An obviously beautiful cat, Suzie surprised people when she played like a feral. Being as rough with people as she was with the dwindling local fauna earned her a reputation. But if you gave her time —and treats— and she’d purr her little head off, sleeping on your bed.
It’s perhaps hard to understand why somebody might go all the way to blogging about a pet but Suzie was there. Through the biggest changes in my formative years. That meant just as much to the introverted, maladjusted bedroom hacker I was then, as it did to the introverted, maladjusted father I eventually became.
After university, Suzie and I moved in with my girlfriend at in Southampton. Away from my mum’s legion of cats and dogs and the introduction to several students to worship her with salty processed meats, and a warmer climate to relax in. The local vet quickly described her as “slightly round”.
Suzie never shared well, which became a challenge when I found an abandoned kitten in our garden. It took her some time to adjust to the arrival of Sam. But they eventually learned to get along.
Then we moved to Norfolk and they got space to roam.
Life slowed down. If you’re younger, you probably won’t appreciate this, but once you start to settle into working life, the things that change around you become much, much slower. You live somewhere for ten years instead of ten months. The people you interact with daily fit a pattern. And again, Suzie was a constant; just there.
Right up to her death in January 2017, she spent her days hunting invisible butterflies, purring for no good reason, and dodging the golden retriever puppy and then the baby. Suzie had a fuller life than a lot of other cats and despite her outward prickliness to others, I know it was a happy life. I still have the scars.

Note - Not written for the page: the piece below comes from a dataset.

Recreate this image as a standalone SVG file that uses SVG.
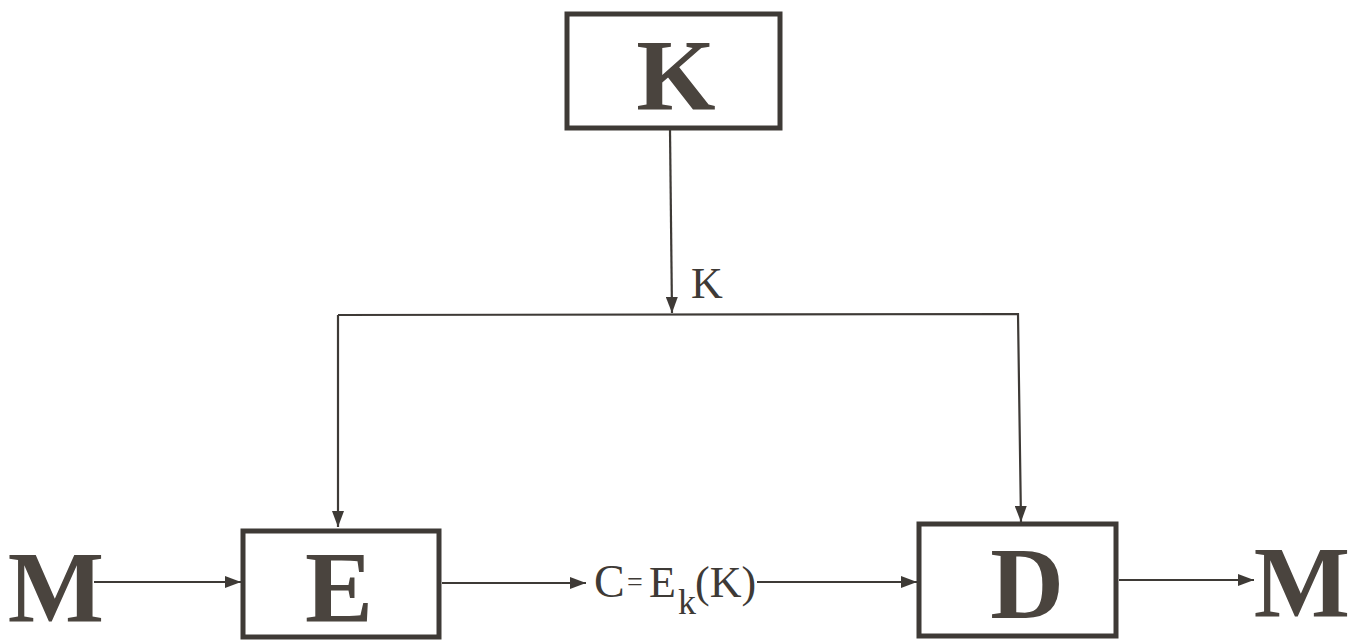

It’s 2022 now, five years since Suzie died. Five years since I started writing this post.
Time does weird things once you settle down. If I listed the things that have happened to me, the things I’ve done, they’d look like the 2000 days worth of stuff… But I can still taste the air in the vets when I went to collect Suzie; see the expression on the vet’s face and feel their arm as I started to cry; see my blurry phone as I dialled Harri to tell her; and then trying to drive back while not wanting to take my eyes off the cat on the passenger seat… All like it were yesterday. It’s an interesting feeling.
I wanted to finish this post to leave some sort of enduring record. She was a good cat, and everyone should know.